> Written exercise: Beginning with the line that contains "Convert this chart", retype the entries below exactly, ending with the line that contains "ETcrop-Prec; prato-pascoli <". Leave out any pictures.

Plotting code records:
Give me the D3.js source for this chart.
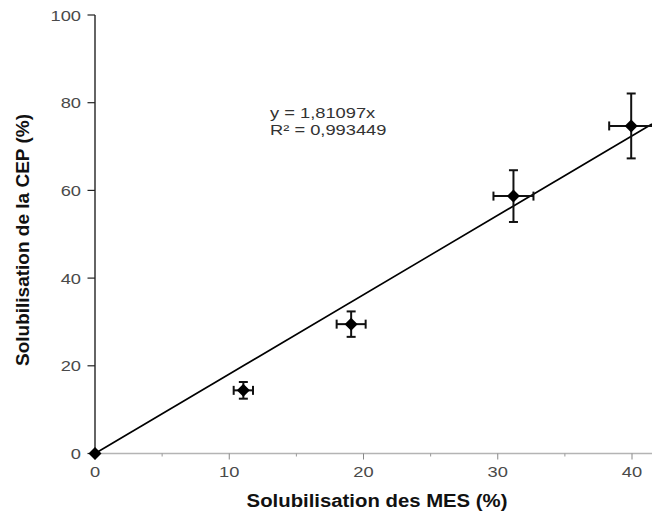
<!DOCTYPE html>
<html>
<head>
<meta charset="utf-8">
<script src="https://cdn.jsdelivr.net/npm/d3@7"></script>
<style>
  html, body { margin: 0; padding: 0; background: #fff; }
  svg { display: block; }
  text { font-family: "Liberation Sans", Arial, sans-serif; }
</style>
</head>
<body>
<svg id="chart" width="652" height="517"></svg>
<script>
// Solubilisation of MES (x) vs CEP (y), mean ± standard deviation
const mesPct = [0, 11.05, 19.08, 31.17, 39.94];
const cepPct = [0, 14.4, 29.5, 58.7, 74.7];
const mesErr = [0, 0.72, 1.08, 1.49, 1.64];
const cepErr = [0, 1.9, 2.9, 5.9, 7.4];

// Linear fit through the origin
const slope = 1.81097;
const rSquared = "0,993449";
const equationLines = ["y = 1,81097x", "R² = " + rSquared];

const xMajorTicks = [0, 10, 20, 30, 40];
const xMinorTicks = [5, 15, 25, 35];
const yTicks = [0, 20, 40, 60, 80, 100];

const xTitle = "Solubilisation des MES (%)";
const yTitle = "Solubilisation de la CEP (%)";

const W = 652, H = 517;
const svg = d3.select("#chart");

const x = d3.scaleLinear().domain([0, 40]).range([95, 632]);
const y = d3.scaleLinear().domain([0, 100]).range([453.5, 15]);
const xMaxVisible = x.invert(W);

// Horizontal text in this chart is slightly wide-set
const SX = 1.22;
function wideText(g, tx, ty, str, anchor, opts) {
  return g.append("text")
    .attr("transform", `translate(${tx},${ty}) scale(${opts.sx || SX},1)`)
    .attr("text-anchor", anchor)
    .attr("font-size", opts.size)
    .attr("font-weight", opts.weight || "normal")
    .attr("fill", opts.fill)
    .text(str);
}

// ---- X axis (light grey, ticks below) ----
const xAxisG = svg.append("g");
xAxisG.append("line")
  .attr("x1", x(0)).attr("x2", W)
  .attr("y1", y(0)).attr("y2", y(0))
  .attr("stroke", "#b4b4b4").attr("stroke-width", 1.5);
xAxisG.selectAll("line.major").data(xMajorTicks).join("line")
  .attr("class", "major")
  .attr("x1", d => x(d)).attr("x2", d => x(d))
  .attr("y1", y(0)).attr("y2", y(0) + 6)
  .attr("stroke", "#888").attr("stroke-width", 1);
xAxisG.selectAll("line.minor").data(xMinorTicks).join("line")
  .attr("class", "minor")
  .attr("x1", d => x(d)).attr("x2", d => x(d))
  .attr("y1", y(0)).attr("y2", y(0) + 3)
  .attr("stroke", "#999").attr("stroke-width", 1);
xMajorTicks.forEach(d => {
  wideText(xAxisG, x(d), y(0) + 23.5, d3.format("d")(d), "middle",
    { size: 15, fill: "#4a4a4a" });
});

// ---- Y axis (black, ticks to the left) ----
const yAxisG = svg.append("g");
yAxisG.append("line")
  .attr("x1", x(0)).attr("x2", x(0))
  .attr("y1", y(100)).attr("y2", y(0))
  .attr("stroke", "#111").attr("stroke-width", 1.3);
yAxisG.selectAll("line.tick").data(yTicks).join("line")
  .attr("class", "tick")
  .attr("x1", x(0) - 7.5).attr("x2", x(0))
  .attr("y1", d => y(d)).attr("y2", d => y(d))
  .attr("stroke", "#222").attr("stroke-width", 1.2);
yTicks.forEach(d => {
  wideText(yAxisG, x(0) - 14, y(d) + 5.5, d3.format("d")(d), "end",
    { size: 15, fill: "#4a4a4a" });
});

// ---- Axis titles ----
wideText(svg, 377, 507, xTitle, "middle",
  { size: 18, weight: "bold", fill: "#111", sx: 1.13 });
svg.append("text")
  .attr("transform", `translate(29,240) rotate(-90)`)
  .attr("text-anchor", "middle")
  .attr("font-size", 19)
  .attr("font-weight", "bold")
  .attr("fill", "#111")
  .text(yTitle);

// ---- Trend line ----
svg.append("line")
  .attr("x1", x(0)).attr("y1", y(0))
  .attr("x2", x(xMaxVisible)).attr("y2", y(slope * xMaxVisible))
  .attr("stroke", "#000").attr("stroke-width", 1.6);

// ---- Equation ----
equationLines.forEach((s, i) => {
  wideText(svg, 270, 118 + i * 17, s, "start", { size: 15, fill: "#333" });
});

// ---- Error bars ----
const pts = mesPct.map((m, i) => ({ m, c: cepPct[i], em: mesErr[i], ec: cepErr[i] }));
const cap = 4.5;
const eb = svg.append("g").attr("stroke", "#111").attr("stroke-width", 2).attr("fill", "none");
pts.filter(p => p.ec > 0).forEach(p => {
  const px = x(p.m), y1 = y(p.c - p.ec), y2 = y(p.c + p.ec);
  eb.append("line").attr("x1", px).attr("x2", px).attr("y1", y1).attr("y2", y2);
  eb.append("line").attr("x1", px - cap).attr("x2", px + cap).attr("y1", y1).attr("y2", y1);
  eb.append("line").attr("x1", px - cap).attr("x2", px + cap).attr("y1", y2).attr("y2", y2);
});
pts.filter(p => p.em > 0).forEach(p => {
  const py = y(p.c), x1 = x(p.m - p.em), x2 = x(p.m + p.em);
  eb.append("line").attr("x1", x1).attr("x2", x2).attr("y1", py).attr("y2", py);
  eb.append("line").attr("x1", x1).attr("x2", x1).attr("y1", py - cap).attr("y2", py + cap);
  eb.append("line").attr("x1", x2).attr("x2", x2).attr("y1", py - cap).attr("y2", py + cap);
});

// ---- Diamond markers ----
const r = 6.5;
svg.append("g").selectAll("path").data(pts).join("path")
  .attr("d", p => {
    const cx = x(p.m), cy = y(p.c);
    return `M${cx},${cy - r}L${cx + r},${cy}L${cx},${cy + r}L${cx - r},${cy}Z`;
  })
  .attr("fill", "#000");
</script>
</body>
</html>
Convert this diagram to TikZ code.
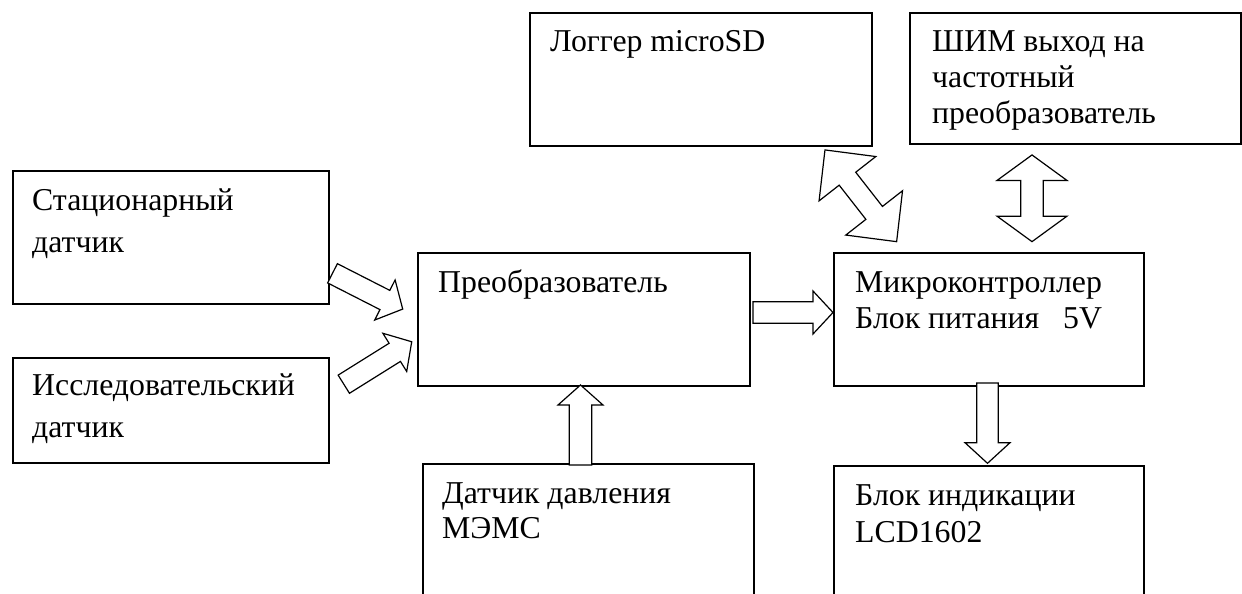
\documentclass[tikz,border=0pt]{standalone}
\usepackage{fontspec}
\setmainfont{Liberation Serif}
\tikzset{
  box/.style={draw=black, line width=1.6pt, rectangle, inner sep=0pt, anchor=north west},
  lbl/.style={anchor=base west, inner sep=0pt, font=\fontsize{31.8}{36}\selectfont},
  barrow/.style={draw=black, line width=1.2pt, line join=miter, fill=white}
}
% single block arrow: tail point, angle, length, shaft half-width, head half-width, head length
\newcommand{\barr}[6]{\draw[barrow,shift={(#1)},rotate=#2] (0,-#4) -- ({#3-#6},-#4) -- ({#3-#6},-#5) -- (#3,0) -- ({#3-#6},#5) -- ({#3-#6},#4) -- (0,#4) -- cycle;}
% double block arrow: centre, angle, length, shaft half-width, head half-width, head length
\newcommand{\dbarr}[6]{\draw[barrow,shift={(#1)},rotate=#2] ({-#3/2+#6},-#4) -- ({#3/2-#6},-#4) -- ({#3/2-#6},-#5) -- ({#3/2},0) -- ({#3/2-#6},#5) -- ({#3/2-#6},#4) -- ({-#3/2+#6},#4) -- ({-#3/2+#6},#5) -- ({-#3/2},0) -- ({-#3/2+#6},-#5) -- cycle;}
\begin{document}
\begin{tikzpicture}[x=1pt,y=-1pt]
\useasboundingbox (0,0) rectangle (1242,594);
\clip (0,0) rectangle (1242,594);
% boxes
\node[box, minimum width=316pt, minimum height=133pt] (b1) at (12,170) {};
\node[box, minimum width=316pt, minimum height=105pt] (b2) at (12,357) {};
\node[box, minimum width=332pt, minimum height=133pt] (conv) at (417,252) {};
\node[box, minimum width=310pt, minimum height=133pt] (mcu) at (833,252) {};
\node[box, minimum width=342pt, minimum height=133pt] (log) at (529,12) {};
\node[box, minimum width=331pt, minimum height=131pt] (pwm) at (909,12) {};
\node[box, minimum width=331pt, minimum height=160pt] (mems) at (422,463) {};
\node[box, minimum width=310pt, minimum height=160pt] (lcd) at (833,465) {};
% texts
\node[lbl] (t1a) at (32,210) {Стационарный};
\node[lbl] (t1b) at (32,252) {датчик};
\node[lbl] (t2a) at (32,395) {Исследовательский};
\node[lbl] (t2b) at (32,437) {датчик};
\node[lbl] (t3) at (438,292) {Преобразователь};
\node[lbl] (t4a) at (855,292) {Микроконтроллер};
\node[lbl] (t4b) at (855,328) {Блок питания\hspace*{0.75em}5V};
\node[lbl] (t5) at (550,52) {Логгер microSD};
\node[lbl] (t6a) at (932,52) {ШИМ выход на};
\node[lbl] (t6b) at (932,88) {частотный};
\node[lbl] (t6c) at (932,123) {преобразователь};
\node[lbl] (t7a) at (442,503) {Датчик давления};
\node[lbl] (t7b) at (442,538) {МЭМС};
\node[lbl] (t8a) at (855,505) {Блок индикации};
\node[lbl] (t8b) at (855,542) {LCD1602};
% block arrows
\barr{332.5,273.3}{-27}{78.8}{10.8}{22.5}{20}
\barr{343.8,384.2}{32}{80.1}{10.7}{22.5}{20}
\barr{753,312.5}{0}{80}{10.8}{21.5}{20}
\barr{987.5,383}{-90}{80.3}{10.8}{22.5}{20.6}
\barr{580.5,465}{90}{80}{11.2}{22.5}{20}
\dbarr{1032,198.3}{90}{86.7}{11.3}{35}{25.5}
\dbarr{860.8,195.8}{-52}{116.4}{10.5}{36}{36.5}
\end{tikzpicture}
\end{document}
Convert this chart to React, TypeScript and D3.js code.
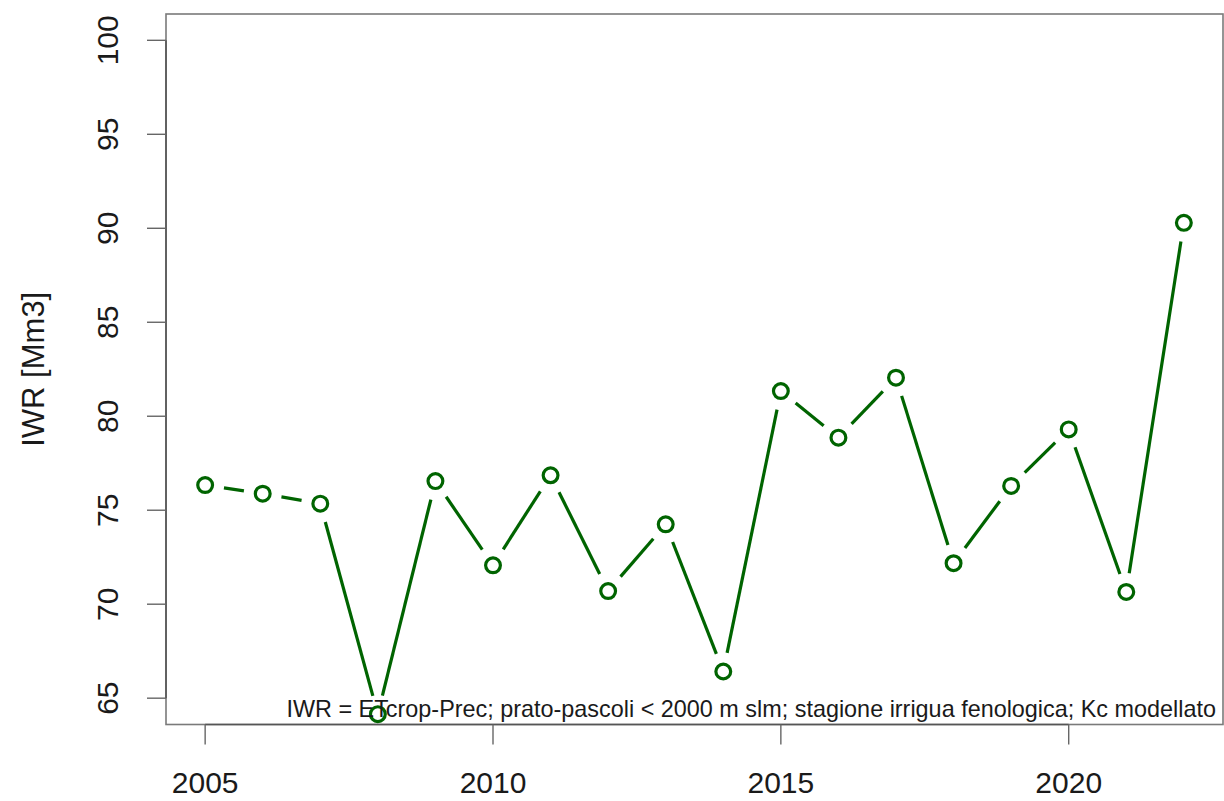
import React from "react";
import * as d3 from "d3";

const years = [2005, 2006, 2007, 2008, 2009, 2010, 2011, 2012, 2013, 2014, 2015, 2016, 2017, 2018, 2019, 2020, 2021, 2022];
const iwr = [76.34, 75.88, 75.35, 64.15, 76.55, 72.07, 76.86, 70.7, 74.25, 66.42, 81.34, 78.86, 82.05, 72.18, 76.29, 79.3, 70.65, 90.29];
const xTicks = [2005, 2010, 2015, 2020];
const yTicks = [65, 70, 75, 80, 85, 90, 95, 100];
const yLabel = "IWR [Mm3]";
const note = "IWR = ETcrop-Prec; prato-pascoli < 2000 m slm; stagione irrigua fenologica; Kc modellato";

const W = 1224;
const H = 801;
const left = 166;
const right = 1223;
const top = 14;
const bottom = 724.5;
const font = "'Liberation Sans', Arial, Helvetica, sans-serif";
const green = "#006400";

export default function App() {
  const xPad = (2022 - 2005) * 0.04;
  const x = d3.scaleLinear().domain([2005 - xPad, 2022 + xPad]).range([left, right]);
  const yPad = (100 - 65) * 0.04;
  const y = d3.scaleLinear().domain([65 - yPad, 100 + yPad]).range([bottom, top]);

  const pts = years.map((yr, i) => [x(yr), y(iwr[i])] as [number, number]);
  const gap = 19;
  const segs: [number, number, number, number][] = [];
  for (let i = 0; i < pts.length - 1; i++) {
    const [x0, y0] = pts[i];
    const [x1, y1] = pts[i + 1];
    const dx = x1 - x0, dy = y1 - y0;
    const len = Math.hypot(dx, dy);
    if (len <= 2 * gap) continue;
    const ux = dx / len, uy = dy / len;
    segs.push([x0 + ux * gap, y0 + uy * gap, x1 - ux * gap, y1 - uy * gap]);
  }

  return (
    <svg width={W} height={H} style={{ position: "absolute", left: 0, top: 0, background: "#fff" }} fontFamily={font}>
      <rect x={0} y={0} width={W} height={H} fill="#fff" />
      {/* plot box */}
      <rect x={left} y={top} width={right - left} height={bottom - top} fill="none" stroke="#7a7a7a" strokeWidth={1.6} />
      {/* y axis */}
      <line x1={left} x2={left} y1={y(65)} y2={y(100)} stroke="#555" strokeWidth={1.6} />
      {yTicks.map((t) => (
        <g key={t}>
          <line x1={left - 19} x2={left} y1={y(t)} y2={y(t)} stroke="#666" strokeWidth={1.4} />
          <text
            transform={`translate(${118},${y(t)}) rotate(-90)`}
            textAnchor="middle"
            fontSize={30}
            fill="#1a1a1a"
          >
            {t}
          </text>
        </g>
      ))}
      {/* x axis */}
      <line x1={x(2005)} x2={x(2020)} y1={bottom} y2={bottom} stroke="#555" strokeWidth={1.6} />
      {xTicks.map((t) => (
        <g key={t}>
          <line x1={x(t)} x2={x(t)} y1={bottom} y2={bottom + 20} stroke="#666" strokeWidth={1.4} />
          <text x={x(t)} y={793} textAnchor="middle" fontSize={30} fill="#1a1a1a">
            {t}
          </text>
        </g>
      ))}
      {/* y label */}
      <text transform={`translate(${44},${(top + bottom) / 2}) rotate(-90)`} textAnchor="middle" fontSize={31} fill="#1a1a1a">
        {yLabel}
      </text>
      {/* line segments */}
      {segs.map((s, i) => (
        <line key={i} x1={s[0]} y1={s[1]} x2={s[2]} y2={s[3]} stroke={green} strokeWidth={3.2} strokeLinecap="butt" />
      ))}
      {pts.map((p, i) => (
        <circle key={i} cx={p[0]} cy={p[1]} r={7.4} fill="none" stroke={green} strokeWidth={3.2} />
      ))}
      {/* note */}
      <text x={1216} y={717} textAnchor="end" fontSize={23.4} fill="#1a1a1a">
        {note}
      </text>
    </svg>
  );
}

> Output below:
Convert this chart to React, TypeScript and D3.js code.
import React from "react";
import * as d3 from "d3";

const years = [2005, 2006, 2007, 2008, 2009, 2010, 2011, 2012, 2013, 2014, 2015, 2016, 2017, 2018, 2019, 2020, 2021, 2022];
const iwr = [76.34, 75.88, 75.35, 64.15, 76.55, 72.07, 76.86, 70.7, 74.25, 66.42, 81.34, 78.86, 82.05, 72.18, 76.29, 79.3, 70.65, 90.29];
const xTicks = [2005, 2010, 2015, 2020];
const yTicks = [65, 70, 75, 80, 85, 90, 95, 100];
const yLabel = "IWR [Mm3]";
const note = "IWR = ETcrop-Prec; prato-pascoli < 2000 m slm; stagione irrigua fenologica; Kc modellato";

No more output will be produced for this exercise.